Esquisse d’une définition
On parle alors de dualité pour désigner ce qui a deux apparences a priori contradictoires. Ainsi les pères de l’Église parlaient de la dualité de la nature du Christ, à la fois Dieu et homme. Cette terminologie est reprise par les physiciens lorsqu’ils parlent de la dualité onde–corpuscule, depuis que Louis de Broglie a « mis en lumière » une nature ondulatoire des particules (voir les Équations de la physique moderne, hors-série 71, 2019).
En mathématiques, il n’existe pas de définition générique englobant toutes les utilisations de ce terme dans différentes branches. Le mot n’apparaît qu’en 1826 sous la plume de Gergonne dans sa célèbre revue.
De nos jours, la géométrie projective s’étudie dans le cadre des espaces vectoriels. La dualité a naturellement pris toute sa place dans cette dernière théorie, mais, de manière plus générale, on y fait référence chaque fois qu’une interversion de termes amène à de nouveaux énoncés.
Gergonne : de l’uniforme aux mathématiques
Natif de Nancy en 1771, Joseph Diez Gergonne commence une carrière militaire dans l’armée révolutionnaire et participe à la bataille de Valmy en 1792. Envoyé à Nîmes avec son régiment, il y obtient un poste en mathématiques transcendantales et quitte l’uniforme pour se consacrer aux mathématiques.
Très influencé par Gaspard Monge, qui dirigeait alors l’École polytechnique, il se consacre à la géométrie projective et s’émerveille des théorèmes duaux qu’elle procure. Afin de publier ses recherches, il fonde en 1810 les Annales de mathématiques pures et appliquées. Une rubrique est consacrée à la philosophie des mathématiques ; le thème de l’enseignement est très présent.
Il devient en 1830 recteur de l’université de Montpellier et cesse alors très rapidement la parution des Annales. Il se retire en 1844 et s’éteint à l’âge de 88 ans.
La querelle Poncelet–Gergonne
René Descartes, puis Pierre de Fermat, ont jeté au XVIIe siècle les bases de la géométrie analytique. On y repère les points par leurs coordonnées, les droites et les plans par des équations. Cette nouvelle science s’oppose à la géométrie synthétique que chérissaient les Anciens.
Dans un mémoire écrit en 1810 et jamais publié, Gergonne élabore une définition précise de ce qu’il entend par « analyse et synthèse ». « On a appelé (depuis la plus Haute Antiquité) “synthèse” ou “procédé synthétique” le procédé par lequel on s’élève par degrés, des vérités les plus élémentaires à celles qui le sont moins ; et on a appelé “analyse” ou “méthode analytique” la méthode qui consiste au contraire à redescendre des vérités les plus élevées aux plus élémentaires, dans la vue de faire voir que les premières se réduisent au fond à celles-ci. »
Gergonne se déclarait partisan de la géométrie analytique et il en fit une défense acharnée.

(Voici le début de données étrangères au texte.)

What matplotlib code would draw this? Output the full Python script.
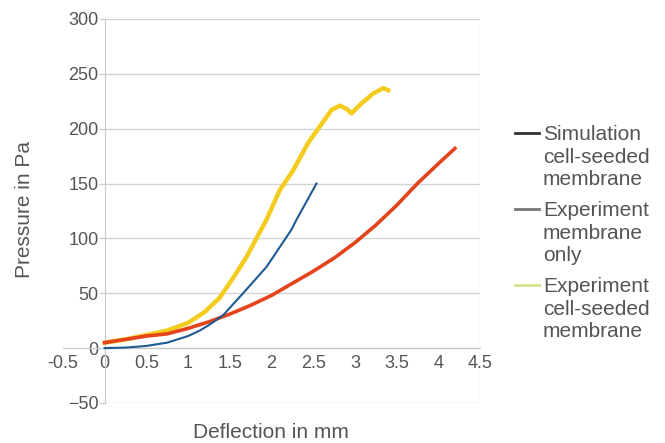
import matplotlib.pyplot as plt
from matplotlib.lines import Line2D

plt.rcParams['font.family'] = ['Liberation Sans', 'DejaVu Sans']

# Simulation, cell-seeded membrane
sim_x = [0, 0.25, 0.5, 0.75, 1.0, 1.14, 1.25, 1.42, 1.66, 1.94, 2.02, 2.24, 2.3, 2.54]
sim_y = [0, 0.5, 2, 5, 11, 16, 21, 30, 50, 74, 83, 108, 117, 150]

# Experiment, membrane only
mem_x = [0, 0.25, 0.5, 0.75, 1.0, 1.25, 1.5, 1.75, 2.0, 2.25, 2.5, 2.75, 3.0, 3.25, 3.5, 3.75, 4.0, 4.2]
mem_y = [5, 8, 11, 13, 18, 24, 31, 39, 48, 59, 70, 82, 96, 112, 130, 150, 168, 182]

# Experiment, cell-seeded membrane
cell_x = [0, 0.25, 0.5, 0.75, 1.0, 1.2, 1.38, 1.55, 1.7, 1.94, 2.1, 2.26, 2.44, 2.58,
          2.72, 2.82, 2.9, 2.96, 3.08, 3.22, 3.34, 3.4]
cell_y = [5, 8, 12, 16, 23, 33, 46, 65, 83, 117, 144, 162, 187, 202,
          217, 221, 218, 214, 223, 232, 237, 235]

x_ticks = [-0.5, 0, 0.5, 1, 1.5, 2, 2.5, 3, 3.5, 4, 4.5]
x_labels = ['-0.5', '0', '0.5', '1', '1.5', '2', '2.5', '3', '3.5', '4', '4.5']
y_ticks = [-50, 0, 50, 100, 150, 200, 250, 300]

labels = ['Simulation\ncell-seeded\nmembrane', 'Experiment\nmembrane\nonly',
          'Experiment\ncell-seeded\nmembrane']
legend_colors = ['#333333', '#777777', '#d8e08a']

W, H = 665, 443
fig = plt.figure(figsize=(W / 100, H / 100), dpi=100)
ax = fig.add_axes([0.0947, 0.0903, 0.627, 0.867])

grid_c = '#d4d4d4'
ax.hlines(y_ticks, 0, 4.5, color=grid_c, lw=1.0, zorder=0)
ax.axvline(4.5, color='#e6e6e6', lw=1.0, zorder=0)

ax.plot(cell_x, cell_y, color='#f4cc1e', lw=3.2, zorder=2)
ax.plot(mem_x, mem_y, color='#e5431c', lw=2.6, zorder=3)
ax.plot(sim_x, sim_y, color='#1f5a94', lw=1.5, zorder=4)

ax.set_xlim(-0.5, 4.5)
ax.set_ylim(-50, 300)
ax.set_xticks(x_ticks)
ax.set_xticklabels(x_labels)
ax.set_yticks(y_ticks)

for s in ['top', 'right']:
    ax.spines[s].set_visible(False)
ax.spines['left'].set_position(('data', 0))
ax.spines['bottom'].set_position(('data', 0))
ax.spines['left'].set_color('#c8c8c8')
ax.spines['bottom'].set_color('#c8c8c8')

ax.tick_params(axis='y', direction='out', length=4, color='#c8c8c8',
               labelsize=13, labelcolor='#555555', pad=0.5)
ax.tick_params(axis='x', length=0, labelsize=13, labelcolor='#555555', pad=5)

fig.text(25 / W, 1 - 210 / H, 'Pressure in Pa', rotation=90, ha='center',
         va='center', fontsize=15, color='#555555')
fig.text(271 / W, 1 - 432 / H, 'Deflection in mm', ha='center',
         va='center', fontsize=15, color='#555555')

# legend: marker sits beside the first line of each label, as in the original
for i, (lab, c) in enumerate(zip(labels, legend_colors)):
    y0 = 133 + i * 76
    fig.add_artist(Line2D([515 / W, 539 / W], [1 - y0 / H, 1 - y0 / H],
                          color=c, lw=2, transform=fig.transFigure))
    fig.text(543 / W, 1 - (y0 - 8) / H, lab, ha='left', va='top',
             fontsize=15, color='#555555', linespacing=1.24)

fig.savefig('out.png', dpi=100)
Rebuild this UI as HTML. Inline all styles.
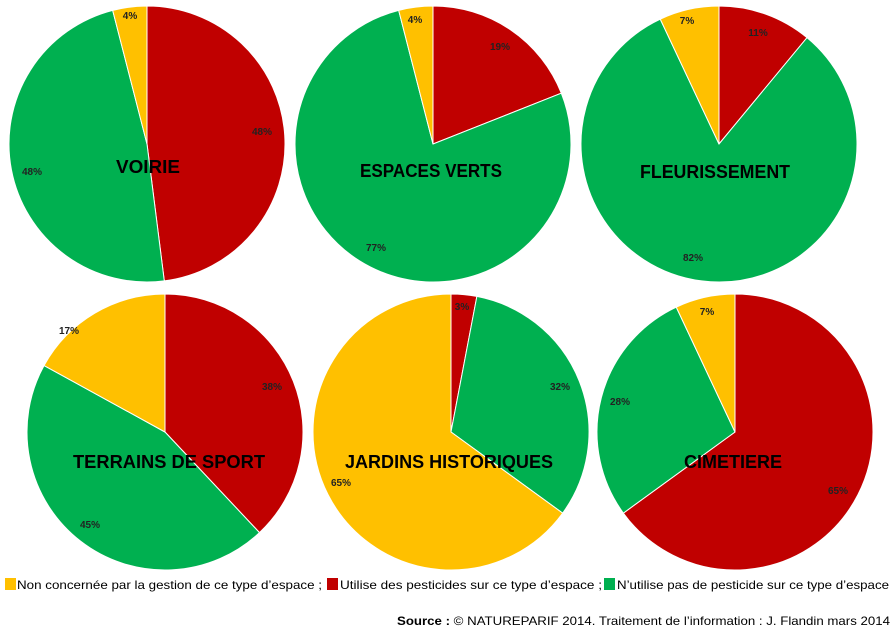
<!DOCTYPE html>
<html><head><meta charset="utf-8"><style>
html,body{margin:0;padding:0;background:#fff;width:895px;height:638px;overflow:hidden}
svg{display:block}
text{font-family:"Liberation Sans",sans-serif}
</style></head><body>
<svg id="s" width="895" height="638" xmlns="http://www.w3.org/2000/svg"></svg>
<script>
var s=document.getElementById('s'),ns='http://www.w3.org/2000/svg',h='';
var pies=[[147,144,[48,48,4]],[433,144,[19,77,4]],[719,144,[11,82,7]],[165,432,[38,45,17]],[451,432,[3,32,65]],[735,432,[65,28,7]]];
var cols=['#C00000','#00B050','#FFC000'],r=138;
pies.forEach(function(p){var a=0;p[2].forEach(function(v,i){var a1=a+v/100*2*Math.PI;
var x0=p[0]+r*Math.sin(a),y0=p[1]-r*Math.cos(a),x1=p[0]+r*Math.sin(a1),y1=p[1]-r*Math.cos(a1);
h+='<path d="M'+p[0]+' '+p[1]+' L'+x0+' '+y0+' A'+r+' '+r+' 0 '+((a1-a)>Math.PI?1:0)+' 1 '+x1+' '+y1+'Z" fill="'+cols[i]+'" stroke="#fff" stroke-width="1"/>';a=a1;});});
var lb=[[130,15,'4%'],[262,131,'48%'],[32,171,'48%'],[415,19,'4%'],[500,46,'19%'],[376,247,'77%'],[687,20,'7%'],[758,32,'11%'],[693,257,'82%'],[69,330,'17%'],[272,386,'38%'],[90,524,'45%'],[462,306,'3%'],[560,386,'32%'],[341,482,'65%'],[707,311,'7%'],[620,401,'28%'],[838,490,'65%']];
lb.forEach(function(l){h+='<text x="'+l[0]+'" y="'+(l[1]+4)+'" font-size="10" font-weight="bold" text-anchor="middle" fill="#222">'+l[2]+'</text>';});
var t=[[148,167,'VOIRIE',64],[431,171,'ESPACES VERTS',142],[715,172,'FLEURISSEMENT',150],[169,462,'TERRAINS DE  SPORT',192],[449,462,'JARDINS HISTORIQUES',208],[733,462,'CIMETIERE',98]];
t.forEach(function(l){h+='<text x="'+l[0]+'" y="'+(l[1]+6)+'" font-size="18" font-weight="bold" text-anchor="middle" textLength="'+l[3]+'" lengthAdjust="spacingAndGlyphs" fill="#000">'+l[2]+'</text>';});
h+='<rect x="5" y="578" width="11" height="12" fill="#FFC000"/><text x="17" y="589" font-size="12" textLength="305" lengthAdjust="spacingAndGlyphs">Non concernée par la gestion de ce type d’espace ;</text>';
h+='<rect x="327" y="578" width="11" height="12" fill="#C00000"/><text x="340" y="589" font-size="12" textLength="262" lengthAdjust="spacingAndGlyphs">Utilise des pesticides sur ce type d’espace ;</text>';
h+='<rect x="604" y="578" width="11" height="12" fill="#00B050"/><text x="617" y="589" font-size="12" textLength="272" lengthAdjust="spacingAndGlyphs">N’utilise pas de pesticide sur ce type d’espace</text>';
h+='<text x="397" y="625" font-size="12" textLength="493" lengthAdjust="spacingAndGlyphs"><tspan font-weight="bold">Source :</tspan> © NATUREPARIF 2014. Traitement de l’information : J. Flandin mars 2014</text>';
s.innerHTML=h;
</script>
</body></html>
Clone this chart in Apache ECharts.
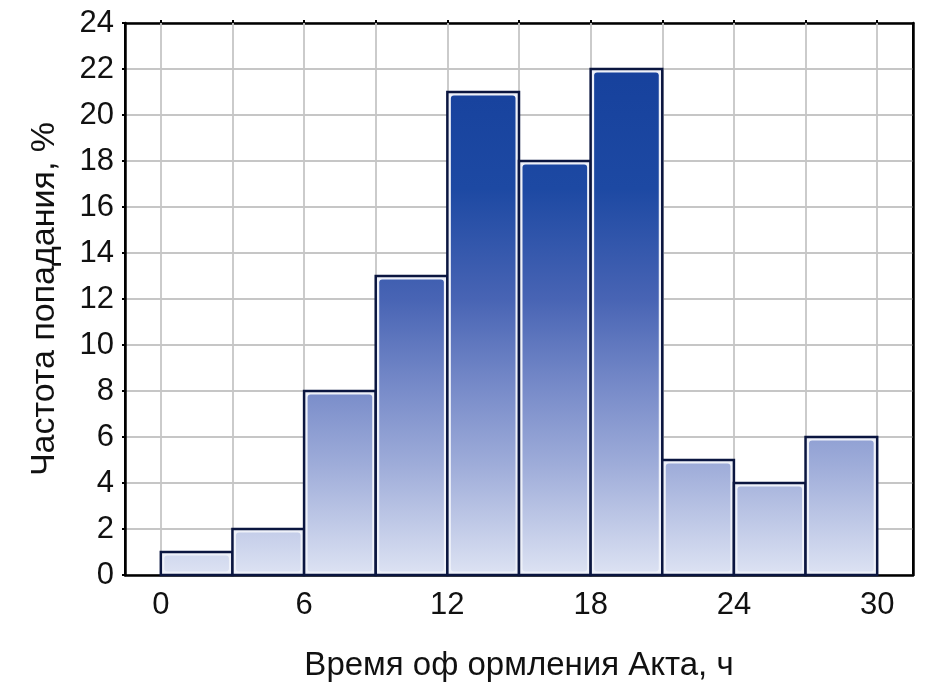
<!DOCTYPE html>
<html>
<head>
<meta charset="utf-8">
<script src="https://cdn.jsdelivr.net/npm/echarts@6/dist/echarts.min.js"></script>
<style>
html,body{margin:0;padding:0;background:#fff;}
#chart{width:945px;height:687px;}
</style>
</head>
<body>
<div id="chart"></div>
<script>
// Histogram bins (hours) and frequencies (%)
const binStarts = [0, 3, 6, 9, 12, 15, 18, 21, 24, 27];
const binWidth = 3;
const frequencies = [1, 2, 8, 13, 21, 18, 22, 5, 4, 6];
const xTickLabels = [0, 6, 12, 18, 24, 30];
const xGridLines = [0, 3, 6, 9, 12, 15, 18, 21, 24, 27, 30];
const xTitle = 'Время оф ормления Акта, ч';
const yTitle = 'Частота попадания, %';

const barData = binStarts.map((s, i) => [s, s + binWidth, frequencies[i]]);

const FONT = 'Liberation Sans';
const gradStops = [
  {offset: 0, color: '#143e9a'},
  {offset: 0.3, color: '#1d49a3'},
  {offset: 0.5, color: '#4864b4'},
  {offset: 0.67, color: '#7a8dca'},
  {offset: 0.8, color: '#9eacd9'},
  {offset: 1, color: '#dde3f3'}
];

const chart = echarts.init(document.getElementById('chart'));
chart.setOption({
  animation: false,
  grid: {left: 125, top: 23, right: 32, bottom: 110, show: true, borderColor: '#000', borderWidth: 2, backgroundColor: '#fff'},
  xAxis: [{
    type: 'value', min: -1.5, max: 31.5,
    name: xTitle, nameLocation: 'middle', nameGap: 74,
    nameTextStyle: {fontFamily: FONT, fontSize: 33, color: '#111'},
    axisLine: {show: true, onZero: false, lineStyle: {color: '#000', width: 2.5}},
    axisTick: {show: false},
    axisLabel: {customValues: xTickLabels, fontFamily: FONT, fontSize: 31, color: '#111', margin: 15},
    splitLine: {show: false}
  }, {
    type: 'value', min: -1.5, max: 31.5, position: 'top',
    axisLine: {show: true, onZero: false, lineStyle: {color: '#000', width: 2.5}},
    axisTick: {show: true, customValues: xGridLines, length: 3, lineStyle: {color: '#000', width: 2}},
    axisLabel: {show: false},
    splitLine: {show: false}
  }],
  yAxis: [{
    type: 'value', min: 0, max: 24, interval: 2,
    name: yTitle, nameLocation: 'middle', nameGap: 63,
    nameTextStyle: {fontFamily: FONT, fontSize: 34, color: '#111'},
    axisLine: {show: true, onZero: false, lineStyle: {color: '#000', width: 2.5}},
    axisTick: {show: true, length: 3, lineStyle: {color: '#000', width: 2}},
    axisLabel: {fontFamily: FONT, fontSize: 31, color: '#111', margin: 11},
    splitLine: {show: true, lineStyle: {color: '#c6c6c6', width: 1.8}}
  }, {
    type: 'value', min: 0, max: 24, interval: 2, position: 'right',
    axisLine: {show: true, onZero: false, lineStyle: {color: '#000', width: 2.5}},
    axisTick: {show: false},
    axisLabel: {show: false},
    splitLine: {show: false}
  }],
  series: [
    {
      type: 'line', data: [], z: 1, silent: true,
      markLine: {
        z: 1, silent: true, symbol: 'none', animation: false,
        label: {show: false},
        lineStyle: {color: '#c6c6c6', width: 1.8, type: 'solid'},
        data: xGridLines.map(v => ({xAxis: v}))
      }
    },
    {
      type: 'custom', z: 3,
      data: barData,
      encode: {x: [0, 1], y: 2},
      renderItem: function (params, api) {
        const x0 = api.value(0), x1 = api.value(1), v = api.value(2);
        const p0 = api.coord([x0, v]);
        const p1 = api.coord([x1, 0]);
        const top = api.coord([0, 24])[1];
        const bot = api.coord([0, 0])[1];
        const w = p1[0] - p0[0], h = p1[1] - p0[1];
        const grad = new echarts.graphic.LinearGradient(0, top, 0, bot, gradStops, true);
        return {
          type: 'group',
          children: [
            {type: 'rect', shape: {x: p0[0], y: p0[1], width: w, height: h},
             style: {fill: '#eef1f9', stroke: '#0b1640', lineWidth: 2.5}},
            {type: 'rect', shape: {x: p0[0] + 3.5, y: p0[1] + 3.5, width: w - 7, height: h - 7, r: 3},
             style: {fill: grad}}
          ]
        };
      }
    }
  ]
});
</script>
</body>
</html>
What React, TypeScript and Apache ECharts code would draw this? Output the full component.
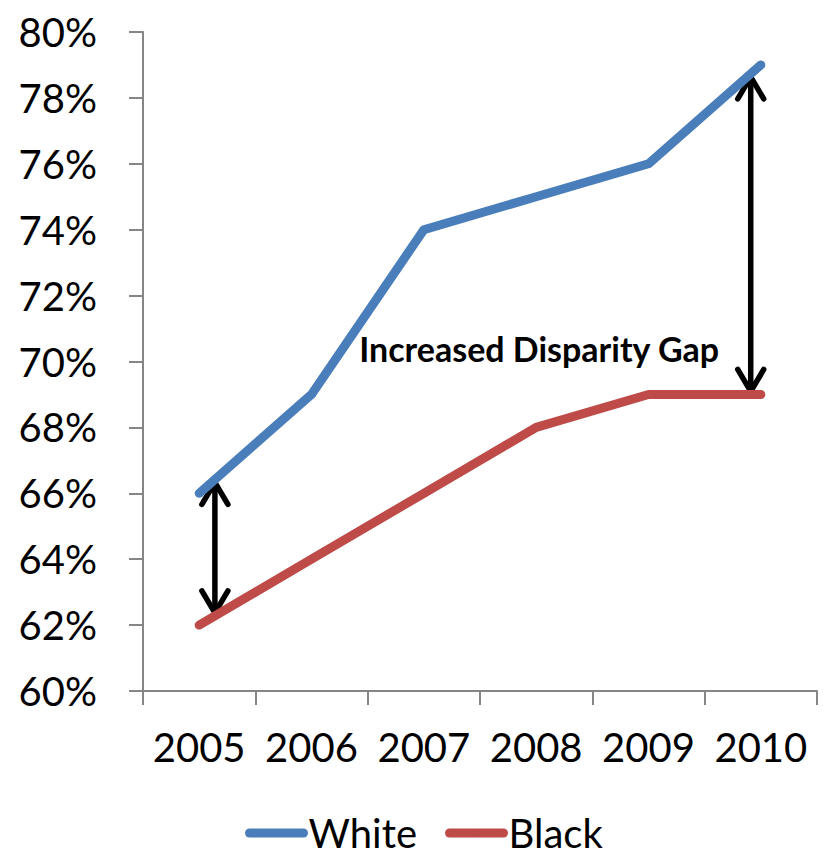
import React, { useEffect, useRef } from "react";
import * as echarts from "echarts";

// Graduation rates by year
const years = ["2005", "2006", "2007", "2008", "2009", "2010"];
const whiteRates = [66, 69, 74, 75, 76, 79];
const blackRates = [62, 64, 66, 68, 69, 69];
const yTickMin = 60;
const yTickMax = 80;
const yTickStep = 2;

const annotationText = "Increased Disparity Gap";
// arrow positions, as fractional category indices
const gapArrows = [0.14, 4.91];

const FONT = "Lato, 'Noto Sans', sans-serif";
const BLUE = "#4A7EBB";
const RED = "#BE4B48";
const AXIS = "#868686";

function valueAt(arr: number[], pos: number) {
  const i = Math.floor(pos);
  const j = Math.min(i + 1, arr.length - 1);
  const t = pos - i;
  return arr[i] + (arr[j] - arr[i]) * t;
}

export default function App() {
  const ref = useRef<HTMLDivElement>(null);

  useEffect(() => {
    document.body.style.margin = "0";
    if (!ref.current) return;
    const chart = echarts.init(ref.current, undefined, { renderer: "svg" });

    chart.setOption({
      animation: false,
      grid: { left: 143, right: 10, top: 32, bottom: 167 },
      legend: {
        top: 808,
        left: 240,
        data: ["White", "Black"],
        itemWidth: 54,
        itemHeight: 8,
        itemGap: 28,
        lineStyle: { width: 9, cap: "round" },
        textStyle: { fontFamily: FONT, fontSize: 40, color: "#000" },
      },
      xAxis: {
        type: "category",
        data: years,
        boundaryGap: true,
        axisLine: { lineStyle: { color: AXIS, width: 2 } },
        axisTick: { show: true, length: 14, inside: false, lineStyle: { color: AXIS, width: 2 } },
        axisLabel: { interval: 0, fontFamily: FONT, fontSize: 40, color: "#000", margin: 36 },
        splitLine: { show: false },
      },
      yAxis: {
        type: "value",
        min: yTickMin,
        max: yTickMax,
        interval: yTickStep,
        axisLine: { show: true, lineStyle: { color: AXIS, width: 2 } },
        axisTick: { show: true, length: 14, lineStyle: { color: AXIS, width: 2 } },
        axisLabel: {
          fontFamily: FONT,
          fontSize: 40,
          color: "#000",
          margin: 46,
          formatter: (v: number) => `${v}%`,
        },
        splitLine: { show: false },
      },
      series: [
        {
          name: "White",
          type: "line",
          data: whiteRates,
          symbol: "none",
          color: BLUE,
          lineStyle: { color: BLUE, width: 9, cap: "round", join: "round" },
        },
        {
          name: "Black",
          type: "line",
          data: blackRates,
          symbol: "none",
          color: RED,
          lineStyle: { color: RED, width: 9, cap: "round", join: "round" },
        },
      ],
    });

    // Double-headed arrows spanning the gap between the two lines
    const toPx = (pos: number, value: number) => {
      const i = Math.floor(pos);
      const a = chart.convertToPixel({ gridIndex: 0 }, [i, value]) as number[];
      const b = chart.convertToPixel({ gridIndex: 0 }, [i + 1, value]) as number[];
      return [a[0] + (b[0] - a[0]) * (pos - i), a[1]];
    };
    const arrowStyle = { stroke: "#000", lineWidth: 5.5, lineCap: "round", lineJoin: "miter", fill: null };
    const headW = 13;
    const headH = 23;
    const elements: any[] = [];
    gapArrows.forEach((pos) => {
      const top = toPx(pos, valueAt(whiteRates, pos));
      const bot = toPx(pos, valueAt(blackRates, pos));
      const x = top[0];
      const y1 = top[1] + 2;
      const y2 = bot[1] - 2;
      elements.push({ type: "line", shape: { x1: x, y1, x2: x, y2 }, style: arrowStyle });
      elements.push({
        type: "polyline",
        shape: { points: [[x - headW, y1 + headH], [x, y1 + 1], [x + headW, y1 + headH]] },
        style: arrowStyle,
      });
      elements.push({
        type: "polyline",
        shape: { points: [[x - headW, y2 - headH], [x, y2 - 1], [x + headW, y2 - headH]] },
        style: arrowStyle,
      });
    });
    const labelPos = chart.convertToPixel({ gridIndex: 0 }, [3, 70.4]) as number[];
    elements.push({
      type: "text",
      x: labelPos[0] + 3,
      y: labelPos[1],
      style: {
        text: annotationText,
        fontFamily: FONT,
        fontWeight: "bold",
        fontSize: 34,
        fill: "#000",
        align: "center",
        verticalAlign: "middle",
      },
    });
    chart.setOption({ graphic: { elements } });

    return () => chart.dispose();
  }, []);

  return <div ref={ref} style={{ width: 827, height: 858 }} />;
}
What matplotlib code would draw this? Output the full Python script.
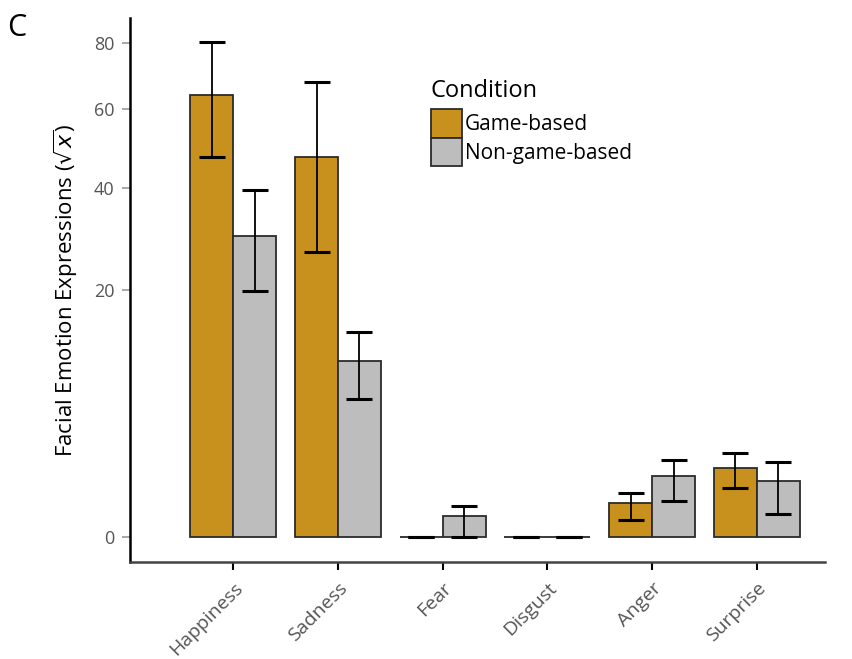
import numpy as np
import matplotlib.pyplot as plt
from matplotlib.patches import Patch

plt.rcParams['font.family'] = ['Open Sans', 'DejaVu Sans']

categories = ['Happiness', 'Sadness', 'Fear', 'Disgust', 'Anger', 'Surprise']
game = [64.0, 47.4, 0.0, 0.0, 0.375, 1.55]
game_lo = [47.4, 26.7, 0.0, 0.0, 0.095, 0.78]
game_hi = [80.4, 67.9, 0.0, 0.0, 0.635, 2.32]
nongame = [29.7, 10.2, 0.15, 0.0, 1.22, 1.03]
nongame_lo = [19.9, 6.25, 0.0, 0.0, 0.425, 0.17]
nongame_hi = [39.5, 13.8, 0.315, 0.0, 1.96, 1.86]
yticks = [0, 20, 40, 60, 80]

gold = '#C8901C'
grey = '#BDBDBD'


def fwd(y):
    y = np.asarray(y, dtype=float)
    return np.sign(y) * np.sqrt(np.abs(y))


def inv(y):
    y = np.asarray(y, dtype=float)
    return np.sign(y) * y ** 2


fig = plt.figure(figsize=(8.53, 6.59), dpi=100)
ax = fig.add_axes([0.152, 0.147, 0.815, 0.826])
ax.set_yscale('function', functions=(fwd, inv))

x = np.arange(len(categories))
w = 0.41
for off, vals, lo, hi, col in [(-w / 2, game, game_lo, game_hi, gold),
                                (w / 2, nongame, nongame_lo, nongame_hi, grey)]:
    vals = np.array(vals)
    ax.bar(x + off, vals, width=w, color=col, edgecolor='#2b2b2b', linewidth=1.3, zorder=2)
    yerr = [vals - np.array(lo), np.array(hi) - vals]
    ax.errorbar(x + off, vals, yerr=yerr, fmt='none', ecolor='black',
                elinewidth=1.3, capsize=9.5, capthick=2.2, zorder=3)

ax.set_xlim(-0.99, 5.65)
ax.set_ylim(-0.205, 88.4)
ax.set_yticks(yticks)
ax.set_yticklabels([str(t) for t in yticks], fontsize=13, color='#555555')
ax.set_xticks(x)
ax.set_xticklabels(categories, rotation=45, ha='right', rotation_mode='anchor',
                   fontsize=14, color='#555555')
ax.tick_params(axis='y', length=6, color='#999999', width=1.2, pad=5)
ax.tick_params(axis='x', length=6, color='black', width=1.5, pad=6)
ax.spines['top'].set_visible(False)
ax.spines['right'].set_visible(False)
ax.spines['left'].set_linewidth(1.8)
ax.spines['bottom'].set_linewidth(1.8)
ax.spines['bottom'].set_color('#444444')

ax.set_ylabel(r'Facial Emotion Expressions ($\sqrt{x}$)', fontsize=16, labelpad=10)

handles = [Patch(facecolor=gold, edgecolor='#2b2b2b', linewidth=1.3, label='Game-based'),
           Patch(facecolor=grey, edgecolor='#2b2b2b', linewidth=1.3, label='Non-game-based')]
leg = ax.legend(handles=handles, title='Condition', loc='upper left',
                bbox_to_anchor=(0.412, 0.914), frameon=False, fontsize=15,
                title_fontsize=17, handlelength=1.5, handleheight=1.75,
                handletextpad=0.15, labelspacing=0.0, borderpad=0.2)
leg._legend_box.align = 'left'
leg._legend_box.sep = 4

fig.text(0.008, 0.945, 'C', fontsize=22)

fig.savefig('out.png', dpi=100)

Victor Poncelet, au contraire, défendait la géométrie synthétique en insistant sur le rôle de la figure, qui pourrait être obscurci par les calculs algébriques. Les propos entre les deux hommes devinrent plus acerbes lorsque leur ego s’en mêla, chacun se prétendant l’initiateur de la notion de dualité.
Si l’on ne peut prendre parti, on peut affirmer que l’on doit à Poncelet les bases de la géométrie projective, et cela, sans minimiser le travail de Gergonne. Cependant, c’est ce dernier qui a exprimé, le premier, le principe de dualité, terme qu’il a lui-même introduit.